Stored items
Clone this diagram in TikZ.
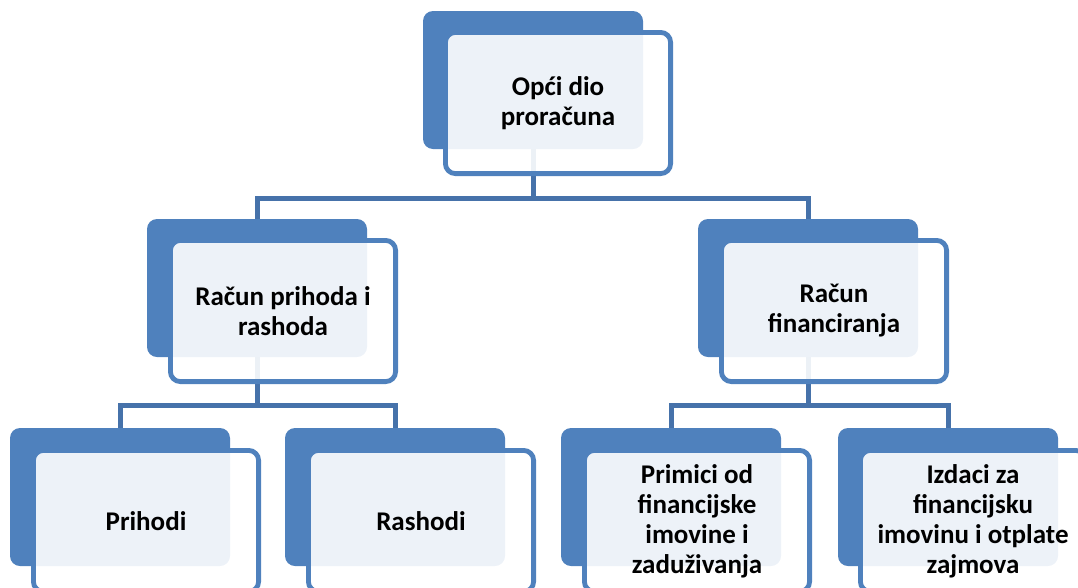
\documentclass[tikz,border=0pt]{standalone}
\usepackage{fontspec}
\setmainfont{Carlito}
\usepackage{xcolor}
\usepackage{tikz}
\usetikzlibrary{positioning}
\definecolor{boxblue}{RGB}{79,129,189}
\definecolor{linkblue}{RGB}{70,114,170}

\begin{document}
\begin{tikzpicture}[
  x=1pt, y=-1pt,
  back/.style={rectangle, rounded corners=10pt, fill=boxblue, draw=none,
    minimum width=220pt, minimum height=138pt, outer sep=0pt, anchor=north west},
  front/.style={rectangle, rounded corners=10pt, draw=boxblue, line width=4.8pt,
    fill=white, fill opacity=0.9, text opacity=1,
    minimum width=225.2pt, minimum height=141.2pt, align=center,
    font=\bfseries\fontsize{27}{30}\selectfont},
  conn/.style={draw=linkblue, line width=5pt}
]
\useasboundingbox (0,0) rectangle (1078,587);
\clip (0,0) rectangle (1078,587);

% back panels
\node[back] (top) at (423,11) {};
\node[back] (rpr) at (147,219) {};
\node[back] (rfi) at (698,219) {};
\node[back] (pri) at (10,428) {};
\node[back] (ras) at (285,428) {};
\node[back] (pod) at (561,428) {};
\node[back] (izd) at (838,428) {};

% links
\draw[conn] (top.south) -- ++(0,49) -| (rpr.north);
\draw[conn] (top.south) -- ++(0,49) -| (rfi.north);
\draw[conn] (rpr.south) -- ++(0,48) -| (pri.north);
\draw[conn] (rpr.south) -- ++(0,48) -| (ras.north);
\draw[conn] (rfi.south) -- ++(0,48) -| (pod.north);
\draw[conn] (rfi.south) -- ++(0,48) -| (izd.north);

% front panels
\node[front, below right=19pt and 20pt of top.north west] (topf) {Opći dio\\proračuna};
\node[front, below right=19pt and 21pt of rpr.north west] (rprf) {Račun prihoda i\\rashoda};
\node[front, below right=19pt and 21pt of rfi.north west] (rfif) {Račun\\financiranja};
\node[front, below right=20pt and 21pt of pri.north west] (prif) {Prihodi};
\node[front, below right=20pt and 21pt of ras.north west] (rasf) {Rashodi};
\node[front, below right=20pt and 21pt of pod.north west] (podf) {Primici od\\financijske\\imovine i\\zaduživanja};
\node[front, below right=20pt and 20pt of izd.north west] (izdf) {Izdaci za\\financijsku\\imovinu i otplate\\zajmova};
\end{tikzpicture}
\end{document}
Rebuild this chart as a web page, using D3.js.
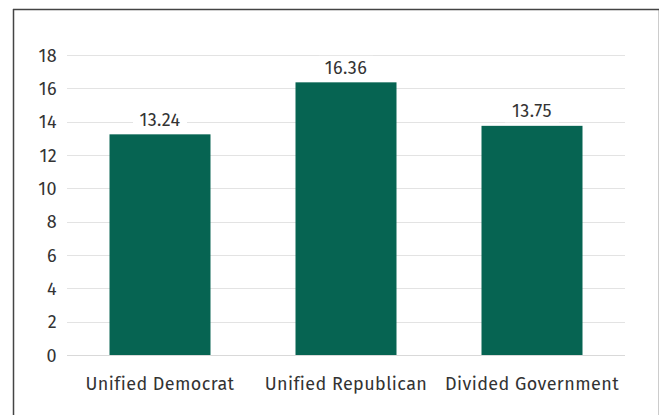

*TO BE DONE:*
Transcribe exactly, with no pictures, the lines running from the first line of the material through the line holding "-- ++(0,48) -| (izd.north);".

*ANSWER TO THE PROBLEM:*
Clone this diagram in TikZ.
\documentclass[tikz,border=0pt]{standalone}
\usepackage{fontspec}
\setmainfont{Carlito}
\usepackage{xcolor}
\usepackage{tikz}
\usetikzlibrary{positioning}
\definecolor{boxblue}{RGB}{79,129,189}
\definecolor{linkblue}{RGB}{70,114,170}

\begin{document}
\begin{tikzpicture}[
  x=1pt, y=-1pt,
  back/.style={rectangle, rounded corners=10pt, fill=boxblue, draw=none,
    minimum width=220pt, minimum height=138pt, outer sep=0pt, anchor=north west},
  front/.style={rectangle, rounded corners=10pt, draw=boxblue, line width=4.8pt,
    fill=white, fill opacity=0.9, text opacity=1,
    minimum width=225.2pt, minimum height=141.2pt, align=center,
    font=\bfseries\fontsize{27}{30}\selectfont},
  conn/.style={draw=linkblue, line width=5pt}
]
\useasboundingbox (0,0) rectangle (1078,587);
\clip (0,0) rectangle (1078,587);

% back panels
\node[back] (top) at (423,11) {};
\node[back] (rpr) at (147,219) {};
\node[back] (rfi) at (698,219) {};
\node[back] (pri) at (10,428) {};
\node[back] (ras) at (285,428) {};
\node[back] (pod) at (561,428) {};
\node[back] (izd) at (838,428) {};

% links
\draw[conn] (top.south) -- ++(0,49) -| (rpr.north);
\draw[conn] (top.south) -- ++(0,49) -| (rfi.north);
\draw[conn] (rpr.south) -- ++(0,48) -| (pri.north);
\draw[conn] (rpr.south) -- ++(0,48) -| (ras.north);
\draw[conn] (rfi.south) -- ++(0,48) -| (pod.north);
\draw[conn] (rfi.south) -- ++(0,48) -| (izd.north);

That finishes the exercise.